> [Task]: Retype the data exactly, from its first line to the line containing "const graStress = [152, 141.3];", including both, and skip any picture.

> [Dataset content]:
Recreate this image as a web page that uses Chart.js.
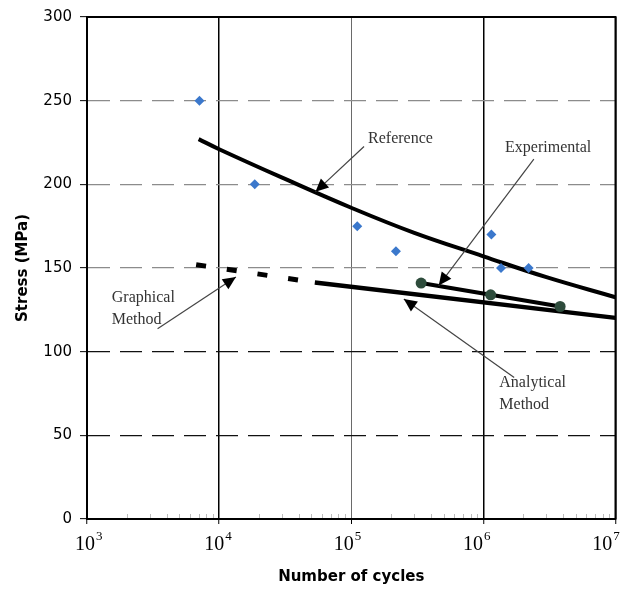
<!DOCTYPE html>
<html>
<head>
<meta charset="utf-8">
<script src="https://cdn.jsdelivr.net/npm/chart.js@4.4.1/dist/chart.umd.min.js"></script>
<style>
  html, body { margin: 0; padding: 0; background: #fff; overflow: hidden; }
  #wrap { position: relative; width: 621px; height: 590px; }
</style>
</head>
<body>
<div id="wrap"><canvas id="snChart"></canvas></div>
<script>
// x axis is number of cycles (log), y axis is stress in MPa
const xTicks = [1e3, 1e4, 1e5, 1e6, 1e7];
const xExponents = ['3', '4', '5', '6', '7'];
const yTicks = [0, 50, 100, 150, 200, 250, 300];

// blue diamonds
const testCycles = [7100, 18600, 111000, 218000, 1150000, 1360000, 2200000];
const testStress = [250, 200, 175, 160, 170, 150, 150];

// reference S-N curve
const refCycles = [7000, 10000, 30000, 100000, 300000, 1000000, 3000000, 10000000];
const refStress = [227, 221, 204, 186, 171, 157, 144.5, 132.5];

// experimental (green circles)
const expCycles = [338000, 1135000, 3810000];
const expStress = [141, 134, 127];

// analytical method
const anaCycles = [53000, 10000000];
const anaStress = [141.3, 120.2];

// graphical method, dashed part
const graCycles = [6700, 53000];
const graStress = [152, 141.3];

// callouts: label anchor, arrow tail, arrow tip (data coords)
const notes = [
    { lines: ['Reference'], at: [134000, 227.4], from: [125000, 222.6], to: [53600, 195.5] },
    { lines: ['Experimental'], at: [1460000, 222], from: [2410000, 215], to: [459000, 139.5] },
    { lines: ['Graphical', 'Method'], at: [1540, 132.1], from: [3420, 113.7], to: [13400, 144.6] },
    { lines: ['Analytical', 'Method'], at: [1320000, 81.5], from: [1710000, 84.5], to: [250000, 131.5] }
];

const zip = (xs, ys) => xs.map((x, i) => ({ x: x, y: ys[i] }));

const decorPlugin = {
    id: 'decor',
    afterDatasetsDraw(chart) {
        const { ctx, scales: { x, y } } = chart;
        ctx.save();
        notes.forEach(n => {
            const x1 = x.getPixelForValue(n.from[0]), y1 = y.getPixelForValue(n.from[1]);
            const x2 = x.getPixelForValue(n.to[0]), y2 = y.getPixelForValue(n.to[1]);
            ctx.strokeStyle = '#444';
            ctx.lineWidth = 1.2;
            ctx.beginPath();
            ctx.moveTo(x1, y1);
            ctx.lineTo(x2, y2);
            ctx.stroke();
            const a = Math.atan2(y2 - y1, x2 - x1);
            const len = 13, hw = 6;
            ctx.fillStyle = '#000';
            ctx.beginPath();
            ctx.moveTo(x2, y2);
            ctx.lineTo(x2 - len * Math.cos(a) + hw * Math.sin(a), y2 - len * Math.sin(a) - hw * Math.cos(a));
            ctx.lineTo(x2 - len * Math.cos(a) - hw * Math.sin(a), y2 - len * Math.sin(a) + hw * Math.cos(a));
            ctx.closePath();
            ctx.fill();

            ctx.fillStyle = '#333';
            ctx.font = '16px "Liberation Serif", serif';
            ctx.textAlign = 'left';
            ctx.textBaseline = 'middle';
            const tx = x.getPixelForValue(n.at[0]), ty = y.getPixelForValue(n.at[1]);
            n.lines.forEach((t, i) => ctx.fillText(t, tx, ty + i * 22));
        });
        ctx.restore();
    },
    afterDraw(chart) {
        const { ctx, chartArea: a, scales: { x } } = chart;
        ctx.save();
        // top and right frame
        ctx.strokeStyle = '#000';
        ctx.lineWidth = 2;
        ctx.beginPath();
        ctx.moveTo(a.left, a.top);
        ctx.lineTo(a.right, a.top);
        ctx.lineTo(a.right, a.bottom);
        ctx.stroke();

        // faint minor ticks along the bottom
        ctx.strokeStyle = '#bdbdbd';
        ctx.lineWidth = 1;
        for (let d = 3; d < 7; d++) {
            for (let m = 2; m <= 9; m++) {
                const px = Math.round(x.getPixelForValue(m * Math.pow(10, d))) + 0.5;
                ctx.beginPath();
                ctx.moveTo(px, a.bottom - 5);
                ctx.lineTo(px, a.bottom - 1);
                ctx.stroke();
            }
        }

        // 10^n tick labels (they drift a little left of the ticks towards the right end)
        ctx.fillStyle = '#000';
        ctx.textBaseline = 'alphabetic';
        xTicks.forEach((v, i) => {
            const px = x.getPixelForValue(v) + 8 - 2.8 * i;
            ctx.font = '20px "Liberation Serif", serif';
            ctx.textAlign = 'right';
            ctx.fillText('10', px, 550);
            ctx.font = '13px "Liberation Serif", serif';
            ctx.textAlign = 'left';
            ctx.fillText(xExponents[i], px + 1, 540);
        });
        ctx.restore();
    }
};

const ctx = document.getElementById('snChart').getContext('2d');
new Chart(ctx, {
    type: 'scatter',
    data: {
        datasets: [
            {
                label: 'Test data',
                data: zip(testCycles, testStress),
                pointStyle: 'rectRot',
                pointRadius: 5,
                backgroundColor: '#3b78cc',
                borderWidth: 0,
                showLine: false
            },
            {
                label: 'Experimental',
                data: zip(expCycles, expStress),
                showLine: true,
                borderColor: '#000',
                borderWidth: 4,
                pointRadius: 5.5,
                pointBackgroundColor: '#2e4c3c',
                pointBorderWidth: 0
            },
            {
                label: 'Reference',
                data: zip(refCycles, refStress),
                showLine: true,
                borderColor: '#000',
                borderWidth: 4,
                tension: 0.4,
                pointRadius: 0
            },
            {
                label: 'Analytical Method',
                data: zip(anaCycles, anaStress),
                showLine: true,
                borderColor: '#000',
                borderWidth: 4.5,
                pointRadius: 0
            },
            {
                label: 'Graphical Method',
                data: zip(graCycles, graStress),
                showLine: true,
                borderColor: '#000',
                borderWidth: 5,
                borderDash: [10, 21],
                pointRadius: 0
            }
        ]
    },
    options: {
        responsive: true,
        maintainAspectRatio: false,
        animation: false,
        layout: { padding: { top: 15, right: 0, left: 0, bottom: 0 } },
        plugins: {
            legend: { display: false },
            tooltip: { enabled: false }
        },
        scales: {
            x: {
                type: 'logarithmic',
                min: 1e3,
                max: 1e7,
                afterBuildTicks: s => { s.ticks = xTicks.map(v => ({ value: v, major: true })); },
                afterFit: s => { s.height = 71; },
                ticks: { display: false },
                grid: {
                    color: c => (c.tick && c.tick.value === 1e5) ? '#6a6a6a' : '#000',
                    lineWidth: c => (c.tick && c.tick.value === 1e5) ? 1 : 1.5,
                    tickLength: 5,
                    tickColor: '#000',
                    tickWidth: 1
                },
                border: { display: true, color: '#000', width: 2 },
                title: {
                    display: true,
                    text: 'Number of cycles',
                    color: '#000',
                    font: { family: 'DejaVu Sans', size: 15, weight: 'bold' },
                    padding: { top: 0, bottom: 4 }
                }
            },
            y: {
                min: 0,
                max: 300,
                afterBuildTicks: s => { s.ticks = yTicks.map(v => ({ value: v })); },
                afterFit: s => { s.width = 87; },
                ticks: {
                    color: '#000',
                    font: { family: 'DejaVu Sans', size: 15 },
                    padding: 8
                },
                grid: {
                    color: c => {
                        const v = c.tick ? c.tick.value : 0;
                        if (v === 0 || v === 300) return 'rgba(0,0,0,0)';
                        return v >= 150 ? '#8c8c8c' : '#111';
                    },
                    lineWidth: 1.3,
                    tickLength: 7,
                    tickColor: '#000',
                    tickWidth: 1
                },
                border: { display: true, color: '#000', width: 2, dash: [22, 10] },
                title: {
                    display: true,
                    text: 'Stress (MPa)',
                    color: '#000',
                    font: { family: 'DejaVu Sans', size: 15, weight: 'bold' },
                    padding: { top: 14, bottom: 0 }
                }
            }
        }
    },
    plugins: [decorPlugin]
});
</script>
</body>
</html>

> [Expected answer]:
Recreate this image as a web page that uses Chart.js.
<!DOCTYPE html>
<html>
<head>
<meta charset="utf-8">
<script src="https://cdn.jsdelivr.net/npm/chart.js@4.4.1/dist/chart.umd.min.js"></script>
<style>
  html, body { margin: 0; padding: 0; background: #fff; overflow: hidden; }
  #wrap { position: relative; width: 621px; height: 590px; }
</style>
</head>
<body>
<div id="wrap"><canvas id="snChart"></canvas></div>
<script>
// x axis is number of cycles (log), y axis is stress in MPa
const xTicks = [1e3, 1e4, 1e5, 1e6, 1e7];
const xExponents = ['3', '4', '5', '6', '7'];
const yTicks = [0, 50, 100, 150, 200, 250, 300];

// blue diamonds
const testCycles = [7100, 18600, 111000, 218000, 1150000, 1360000, 2200000];
const testStress = [250, 200, 175, 160, 170, 150, 150];

// reference S-N curve
const refCycles = [7000, 10000, 30000, 100000, 300000, 1000000, 3000000, 10000000];
const refStress = [227, 221, 204, 186, 171, 157, 144.5, 132.5];

// experimental (green circles)
const expCycles = [338000, 1135000, 3810000];
const expStress = [141, 134, 127];

// analytical method
const anaCycles = [53000, 10000000];
const anaStress = [141.3, 120.2];

// graphical method, dashed part
const graCycles = [6700, 53000];
const graStress = [152, 141.3];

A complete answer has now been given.